In the meantime, as CGOs move into uncharted situations through growth of internal and external complexity and rapid social and economic change, they are challenged to devise new strategic responses and make decisions for a future yet unencountered. To do this, organisations have to become strategically creative, and make choices that impact the breadth of their influence, the integrity of identity and mission, and the extent of the societal contribution they are able to make. They also have to build appropriate infrastructures to ensure tangible outcomes in both the long and short term, which keep pace with the rate of organisational change. This will require
· framing workforce development to meet changing standards of accreditation for service providers and governance bodies alike
· anticipating new organisational forms in the Third sector that meet the challenge of greater inter-agency collaboration, or the need for financial independence - reinventing the Collaborative Commons : organisational form and collective relationship capability
· challenging the separation of service and advocacy, currently entrenched in Charities legislation, which undermines the expression of mission for the common good
· reasserting the principle of the Common Good and letting this guide new forms of engagement across public, private and partnership endeavours.
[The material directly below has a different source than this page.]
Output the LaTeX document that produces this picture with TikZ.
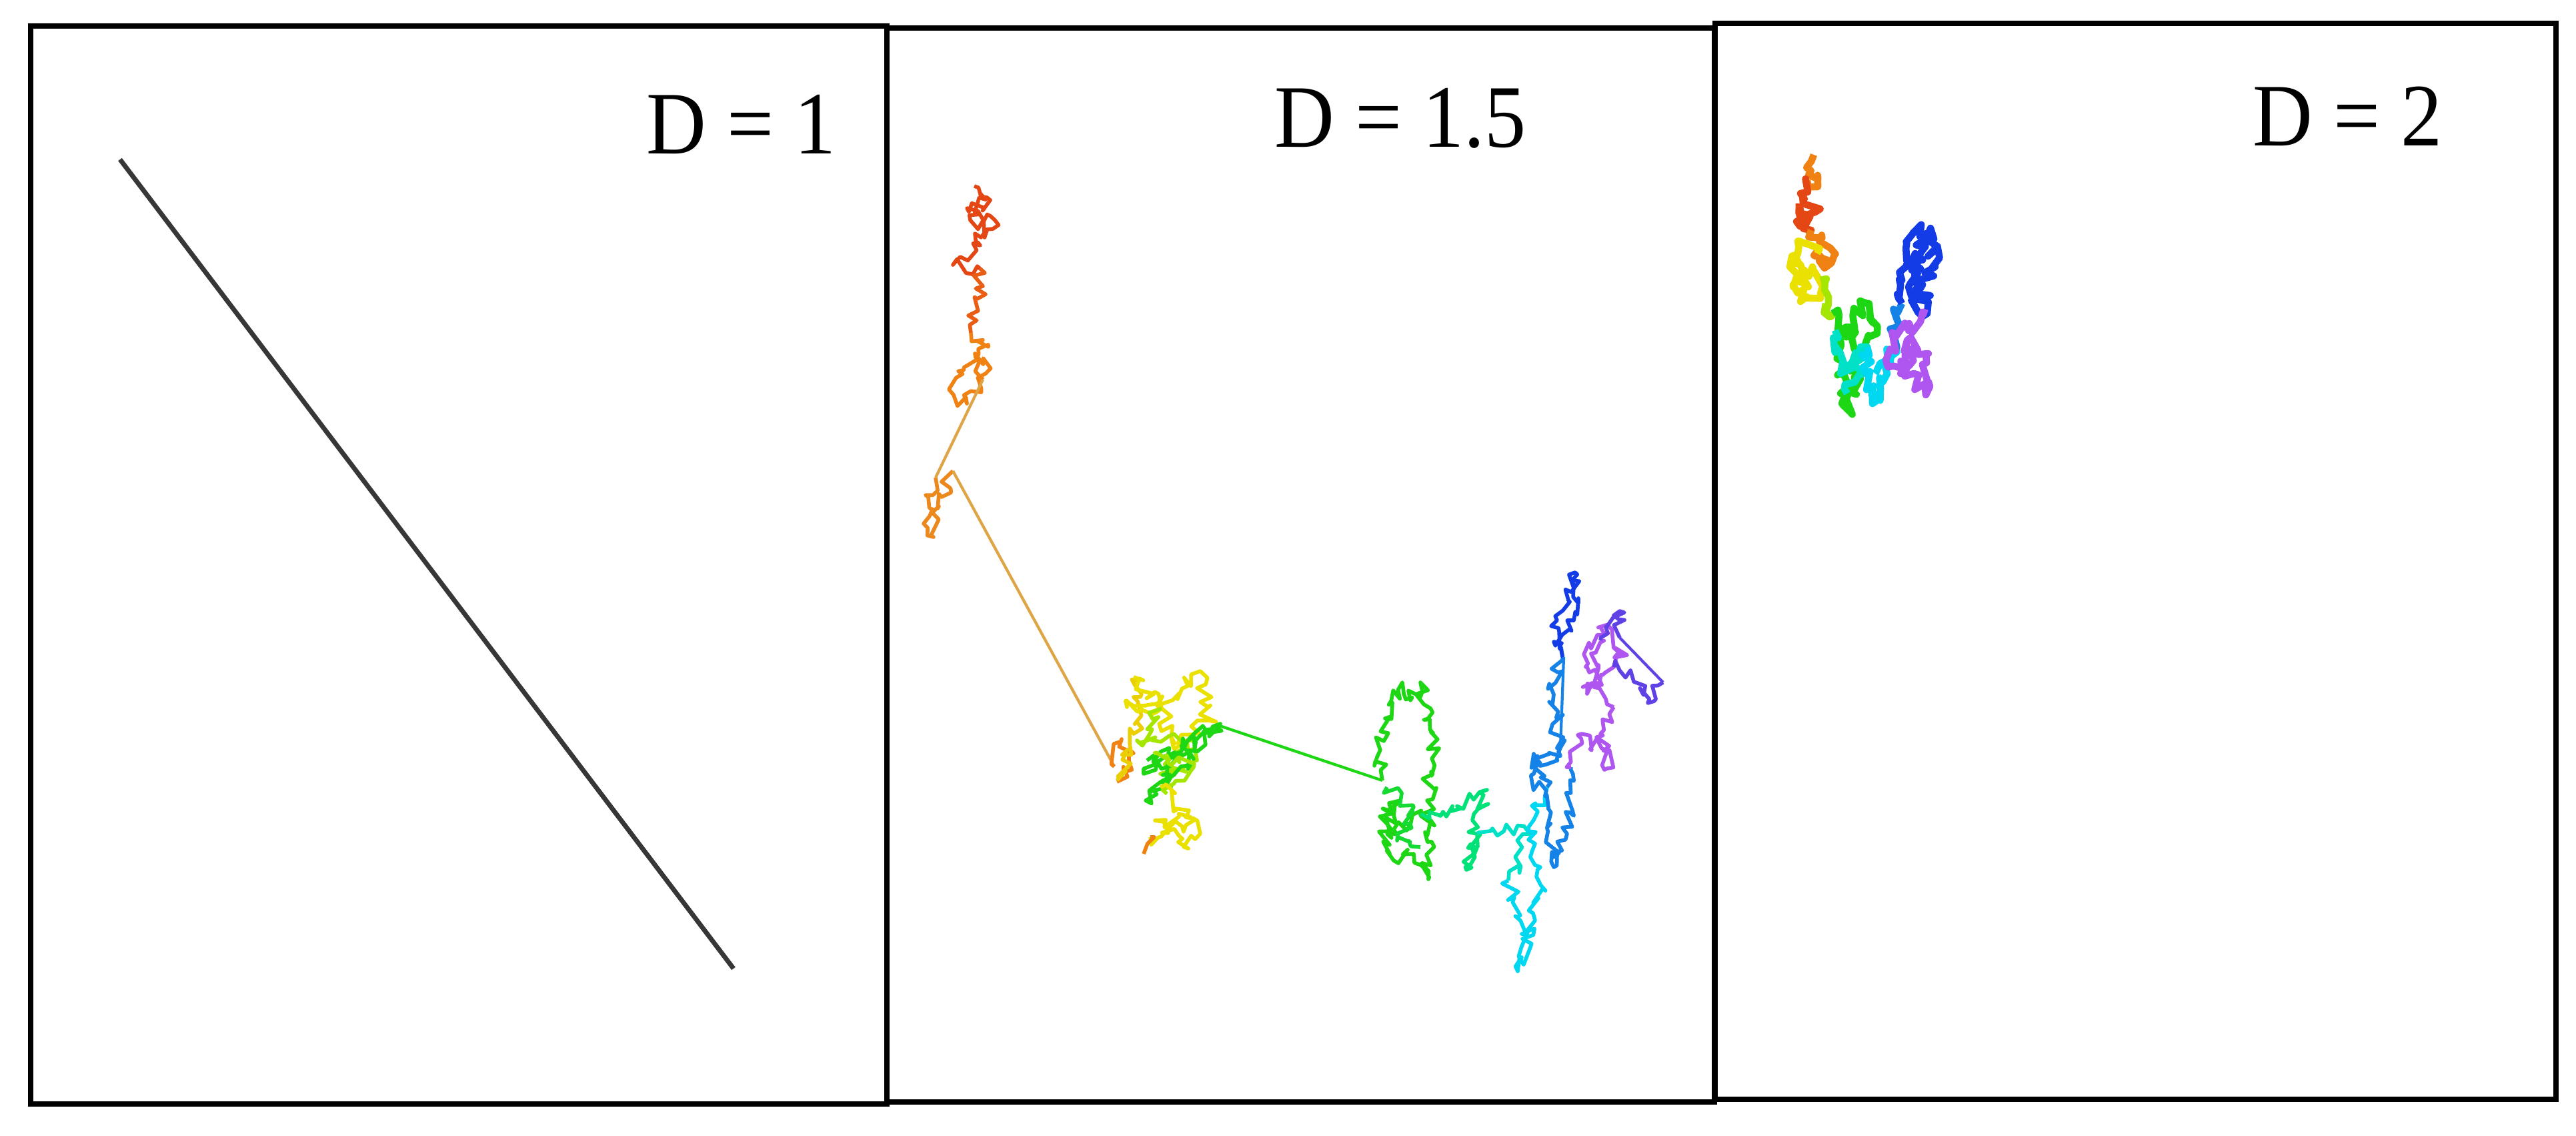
\documentclass[tikz,border=0pt]{standalone}
\usepackage{fontspec}
\setmainfont{Liberation Serif}
\usetikzlibrary{decorations.pathmorphing}
\definecolor{cA}{RGB}{228,70,20}
\definecolor{cB}{RGB}{240,130,20}
\definecolor{cC}{RGB}{222,165,70}
\definecolor{cD}{RGB}{235,225,0}
\definecolor{cE}{RGB}{165,230,0}
\definecolor{cF}{RGB}{30,215,20}
\definecolor{cG}{RGB}{0,225,120}
\definecolor{cH}{RGB}{0,225,200}
\definecolor{cI}{RGB}{0,215,240}
\definecolor{cJ}{RGB}{20,130,230}
\definecolor{cK}{RGB}{20,60,230}
\definecolor{cL}{RGB}{95,65,230}
\definecolor{cM}{RGB}{175,85,240}
\definecolor{lineg}{RGB}{55,55,55}
\tikzset{
  frame/.style={draw=black, line width=2.5pt},
  lbl/.style={inner sep=0pt, anchor=base west, xscale=0.93, font=\fontsize{38}{40}\selectfont},
  walkA/.style={line width=1.6pt, line join=round, decorate, decoration={random steps, segment length=2.2pt, amplitude=3.2pt}},
  walkB/.style={line width=3pt, line join=round, decorate, decoration={random steps, segment length=2.2pt, amplitude=3pt}},
  jump/.style={line width=1.2pt}
}
\begin{document}
\begin{tikzpicture}[x=0.01cm, y=-0.01cm]
\useasboundingbox (0,0) rectangle (3863,1702);
\fill[white] (0,0) rectangle (3863,1702);
\pgfmathsetseed{7}
% frames
\draw[frame] (46,39) rectangle (1330,1655);
\draw[frame] (1330,42) rectangle (2571,1652);
\draw[frame] (2572,35) rectangle (3833,1648);
% labels
\node[lbl] (l1) at (969,230) {D = 1};
\node[lbl] (l2) at (1911,220) {D = 1.5};
\node[lbl] (l3) at (3378,218) {D = 2};
% D = 1 line
\coordinate (s1) at (180,239);
\coordinate (e1) at (1100,1452);
\draw[lineg, line width=2pt] (s1) -- (e1);
% D = 1.5 walk
\draw[walkA, cA] (1461,279) -- (1485,300) -- (1450,312) -- (1492,330) -- (1462,350) -- (1470,368) -- (1440,385) -- (1429,397) -- (1470,403);
\draw[walkA, cA] (1470,290) -- (1455,330) -- (1480,345);
\draw[walkA, cA!60!cB] (1470,403) -- (1474,429) -- (1452,473) -- (1456,499);
\draw[walkA, cB] (1456,499) -- (1482,520) -- (1445,555) -- (1430,592) -- (1450,605) -- (1478,560) -- (1462,530) -- (1474,569);
\draw[jump, cC] (1474,569) -- (1403,716);
\draw[walkA, cB!80!cC] (1403,716) -- (1392,745) -- (1385,785) -- (1400,805) -- (1412,745) -- (1429,706);
\draw[jump, cC] (1429,706) -- (1671,1149);
\draw[walkA, cB] (1671,1149) -- (1682,1108) -- (1693,1140) -- (1675,1172);
\draw[walkA, cD!80!cB] (1675,1170) -- (1700,1100) -- (1712,1040) -- (1700,1015);
\draw[walkA, cD] (1700,1015) -- (1742,1062) -- (1800,1006) -- (1812,1080) -- (1760,1122) -- (1742,1062) -- (1690,1060) -- (1740,1050);
\draw[walkA, cE] (1742,1062) -- (1705,1110) -- (1760,1100) -- (1795,1140) -- (1740,1160) -- (1790,1110);
\draw[walkA, cF] (1720,1140) -- (1780,1112) -- (1830,1085) -- (1760,1162) -- (1718,1200) -- (1765,1135) -- (1715,1160) -- (1829,1088);
\draw[walkA, cE] (1730,1130) -- (1790,1150) -- (1750,1190);
\draw[walkA, cD] (1740,1180) -- (1800,1250) -- (1782,1272) -- (1732,1230) -- (1790,1230) -- (1725,1255);
\draw[walkA, cB] (1725,1255) -- (1715,1280);
\draw[jump, cF] (1829,1088) -- (2073,1170);
\draw[walkA, cF] (2073,1170) -- (2065,1135) -- (2077,1077) -- (2103,1023) -- (2115,1050) -- (2130,1023) -- (2149,1099) -- (2146,1157) -- (2140,1200) -- (2142,1318) -- (2120,1280) -- (2090,1290) -- (2069,1224) -- (2100,1200) -- (2080,1250) -- (2130,1220);
\draw[walkA, cF!70!cG] (2080,1180) -- (2120,1210) -- (2095,1260) -- (2130,1270);
\draw[walkA, cG] (2130,1220) -- (2169,1224) -- (2230,1184) -- (2199,1304) -- (2215,1250);
\draw[walkA, cH] (2215,1250) -- (2238,1242) -- (2291,1246) -- (2262,1320);
\draw[walkA, cI] (2262,1320) -- (2282,1400) -- (2276,1456) -- (2302,1380) -- (2310,1300) -- (2291,1246) -- (2320,1180);
\draw[walkA, cJ] (2320,1180) -- (2300,1130) -- (2337,1126) -- (2330,1041) -- (2341,970);
\draw[walkA, cK] (2341,970) -- (2335,930) -- (2352,900) -- (2362,858) -- (2360,930) -- (2330,962) -- (2345,985);
\draw[jump, cJ] (2345,985) -- (2340,1120);
\draw[walkA, cJ] (2340,1120) -- (2300,1160) -- (2322,1210) -- (2330,1300) -- (2350,1250) -- (2356,1150);
\draw[walkA, cM] (2356,1150) -- (2372,1100) -- (2402,1122) -- (2410,1152) -- (2400,1100) -- (2420,1060);
\draw[walkA, cM] (2420,1060) -- (2380,1000) -- (2400,940) -- (2440,982) -- (2420,1000) -- (2380,1040) -- (2400,960);
\draw[walkA, cL] (2400,960) -- (2429,916) -- (2429,956);
\draw[jump, cL] (2429,956) -- (2494,1023);
\draw[walkA, cL] (2494,1023) -- (2471,1054) -- (2450,1022) -- (2420,1000);
% D = 2 walk
\draw[walkB, cB] (2720,232) -- (2712,262) -- (2726,280) -- (2710,270);
\draw[walkB, cA] (2710,270) -- (2700,290) -- (2722,318) -- (2694,332) -- (2716,345) -- (2698,305);
\draw[walkB, cB] (2716,345) -- (2745,372) -- (2736,402) -- (2724,378) -- (2742,390);
\draw[walkB, cD] (2725,380) -- (2700,362) -- (2684,400) -- (2700,452) -- (2730,440) -- (2718,400) -- (2695,420) -- (2712,430) -- (2690,380);
\draw[walkB, cE] (2730,420) -- (2742,445) -- (2748,472) -- (2738,455);
\draw[walkB, cF] (2748,470) -- (2770,500) -- (2758,560) -- (2775,618) -- (2786,560) -- (2770,490) -- (2800,455) -- (2815,500) -- (2790,540);
\draw[walkB, cH] (2752,495) -- (2760,560) -- (2790,520) -- (2800,520) -- (2770,590);
\draw[walkB, cI] (2800,520) -- (2808,605) -- (2830,560) -- (2842,520) -- (2812,560);
\draw[walkB, cJ] (2840,520) -- (2845,480) -- (2852,455);
\draw[walkB, cK] (2852,455) -- (2858,400) -- (2868,350) -- (2895,342) -- (2902,400) -- (2880,432) -- (2872,380) -- (2890,470) -- (2862,430) -- (2885,360);
\draw[walkB, cM] (2890,470) -- (2880,482) -- (2840,500) -- (2828,540) -- (2870,560) -- (2888,592) -- (2892,530) -- (2860,510) -- (2850,560) -- (2875,520);
\end{tikzpicture}
\end{document}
These are all frontiers for new action requiring new concepts for new situations, or the re-invention of old ideas, such as the ‘common good’ for novel contexts. Seeing the energy of younger generations, with fresh entrepreneurial spirit and commitment to a global society, we believe there will be much to celebrate in the nexus of theory and practice in the years to come. If practitioners, politicians, activists and academics can join together in collective endeavour to forge new ideas and forms of expression that are indeed translatable into action across diverse domains of practice, communities and specialist knowledge, we can learn much from each other.
Endnotes
[i] Thomas Jefferson, 3rd president of US (1743 - 1826).
[ii] Pou tokomanawa is the central post supporting the ridgepole of a wharenui (meeting house) - a focal building in Māori community life.